If the defendant is employed you can apply for an attachment of earnings order, which takes money from the defendant’s wages. The order is sent to the defendant’s employer, who deducts a certain amount each time the defendant gets paid.

It’s important to remember though that the court may not be able to make this type of order if the defendant’s cost of living is greater than their salary or wage packet, or may make an enforcement order to pay the debt back very slowly and in small amounts. For example, this could be as little as £5 per month.

Defendant Has Money

If the defendant has money in the bank, you can use a third party debt order to stop them from spending it or transferring it out of the account. The defendant will know about the order so it is possible they may decide not to pay any more money into it. You can’t however be paid out of an overdraft although if someone else owes the defendant money, the order can be sent to them. It is advisable to seek legal advice on this type of enforcement as it can be complicated.

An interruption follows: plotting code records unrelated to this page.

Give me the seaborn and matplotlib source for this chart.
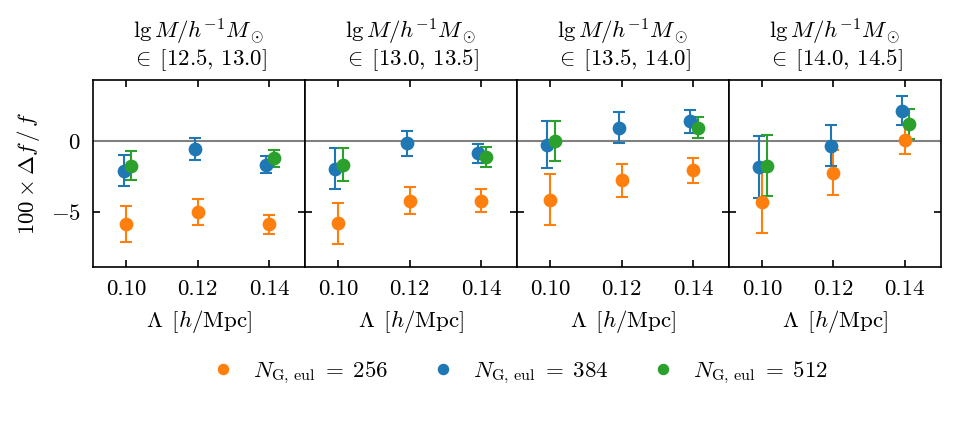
import numpy as np
import pandas as pd
import matplotlib
matplotlib.use("Agg")
import matplotlib.pyplot as plt
import seaborn as sns

# data
lam = [0.10, 0.12, 0.14]
mass_bins = ["[12.5,\\, 13.0]", "[13.0,\\, 13.5]", "[13.5,\\, 14.0]", "[14.0,\\, 14.5]"]
grids = [256, 384, 512]
shift = {256: 0.0, 384: -0.0008, 512: 0.0013}

# 100 * df/f, one list per mass bin, NaN = not measured
val_256 = [[-5.89, -5.04, -5.89], [-5.82, -4.20, -4.20], [-4.13, -2.77, -2.07], [-4.34, -2.23, 0.10]]
err_256 = [[1.27, 0.92, 0.66], [1.43, 0.95, 0.80], [1.83, 1.17, 0.88], [2.14, 1.58, 1.00]]
val_384 = [[-2.11, -0.56, -1.66], [-1.95, -0.16, -0.87], [-0.26, 0.94, 1.39], [-1.81, -0.33, 2.14]]
err_384 = [[1.10, 0.80, 0.62], [1.43, 0.88, 0.65], [1.65, 1.08, 0.79], [2.19, 1.45, 1.02]]
val_512 = [[-1.73, np.nan, -1.22], [-1.67, np.nan, -1.13], [-0.02, np.nan, 0.94], [-1.74, np.nan, 1.22]]
err_512 = [[1.03, np.nan, 0.60], [1.18, np.nan, 0.72], [1.42, np.nan, 0.74], [2.16, np.nan, 1.05]]

vals = {256: val_256, 384: val_384, 512: val_512}
errs = {256: err_256, 384: err_384, 512: err_512}

rows = []
for g in grids:
    for b in range(len(mass_bins)):
        for i, l in enumerate(lam):
            rows.append({"grid": g, "bin": b, "lam": l, "y": vals[g][b][i], "err": errs[g][b][i]})
df = pd.DataFrame(rows).dropna()

sns.set_style("ticks")
plt.rcParams["font.family"] = ["cmr10", "DejaVu Serif"]
plt.rcParams["mathtext.fontset"] = "cm"
plt.rcParams["axes.formatter.use_mathtext"] = True
plt.rcParams["font.size"] = 11
plt.rcParams["xtick.direction"] = "in"
plt.rcParams["ytick.direction"] = "in"
plt.rcParams["xtick.top"] = True
plt.rcParams["ytick.right"] = True
for k in ["text.color", "axes.labelcolor", "xtick.color", "ytick.color", "axes.edgecolor"]:
    plt.rcParams[k] = "black"

tab = sns.color_palette("tab10")
colors = {256: tab[1], 384: tab[0], 512: tab[2]}

fig, axes = plt.subplots(1, 4, figsize=(6.407, 2.827), dpi=150, sharey=True)
fig.subplots_adjust(left=0.097, right=0.979, top=0.811, bottom=0.370, wspace=0)

for b, ax in enumerate(axes):
    ax.axhline(0, color="gray", lw=1, zorder=1)
    for g in grids:
        d = df[(df["grid"] == g) & (df["bin"] == b)]
        ax.errorbar(d["lam"] + shift[g], d["y"], yerr=d["err"], fmt="o", color=colors[g],
                    ms=5.6, capsize=3, elinewidth=1, capthick=1, zorder=2)
    ax.set_xlim(0.0907, 0.1501)
    ax.set_ylim(-8.9, 4.3)
    ax.set_xticks(lam)
    ax.set_xticklabels(["0.10", "0.12", "0.14"])
    ax.set_yticks([0, -5])
    ax.tick_params(length=3.5, width=0.8, labelsize=11, pad=6)
    for s in ax.spines.values():
        s.set_linewidth(0.8)
    ax.set_title(r"$\lg M/h^{-1}M_\odot$" + "\n" + r"$\in\; " + mass_bins[b] + "$", fontsize=11, pad=7,
                 linespacing=1.05)
    ax.set_xlabel(r"$\Lambda\ \,[h/\mathrm{Mpc}]$", fontsize=11)
axes[0].set_ylabel(r"$100\times\Delta f\,/\,f$", fontsize=11)

handles = [plt.Line2D([], [], marker="o", ls="", color=colors[g], ms=4.5) for g in grids]
labels = [r"$N_{\mathrm{G,\,eul}}\;=\;%d$" % g for g in grids]
fig.legend(handles, labels, loc="center", bbox_to_anchor=(0.535, 0.12), ncol=3, frameon=False,
           handletextpad=0.3, columnspacing=1.4, fontsize=11)

fig.savefig("out.png", dpi=150)
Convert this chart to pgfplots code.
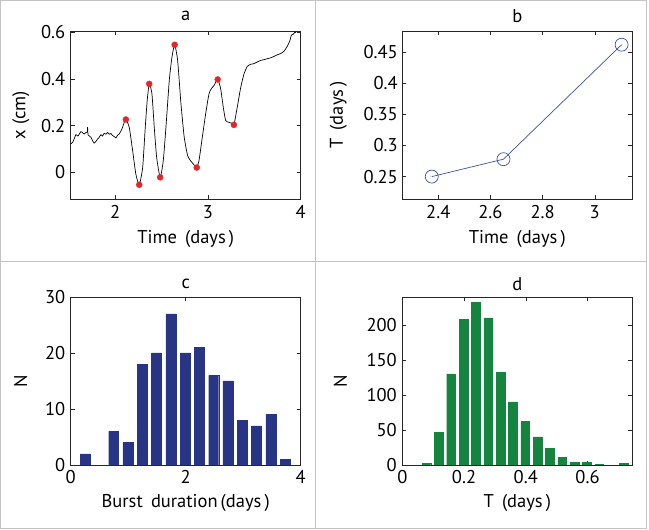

Defendant Has Stock or Valuable Items

You can use a court bailiff to undertake a warrant of execution in which a bailiff will collect the money from the defendant on your behalf by demanding money or seizing goods belonging to the defendant from his home or place of work. If goods are taken, the bailiff will sell them at auction.

However, a bailiff cannot take goods that are subject to HP or other credit agreements, nor will they take ‘essential items’ or goods that won’t cover the cost of the debt.

Defendant Owns Property, Land or Investments

You could obtain a charging order that puts a charge against the defendant’s house or other property (you get paid on the sale of the property.) This means that you may have to wait a very long time to get your money back, although in some circumstances the court can force the sale. This is a complicated legal procedure and you should seek legal advice on the specific circumstances of your case.

Defendant Owes More Than £750

If the judgment is for more than £750 you can apply for the defendant’s bankruptcy. Broadly, you have to show first that the defendant is unable to pay the money ordered in the judgment. You do this by issuing a ‘statutory demand’.

If the defendant doesn’t pay it or apply to have it set aside you can apply to the court using a ‘bankruptcy petition’ but there is a specific procedure for doing this and certain statements that have to be taken first. Once the person is bankrupt, the court will appoint the official receiver to manage the affairs of the defendant. It is highly advisable to take legal advice on this process before deciding to go ahead with it.

These are not failsafe procedures and the court cannot guarantee that you will receive your money back. Further, once you apply for one of these orders, the court can grant or refuse them at their own discretion. Each of these enforcement options usually incurs a fee (unless you are exempt due to your own financial situation). The most expensive of these procedures is bankruptcy but in all cases the court will add the fee to the debt that the defendant owes.

If the procedure you choose fails to obtain the money from the defendant, the court will not refund your fee.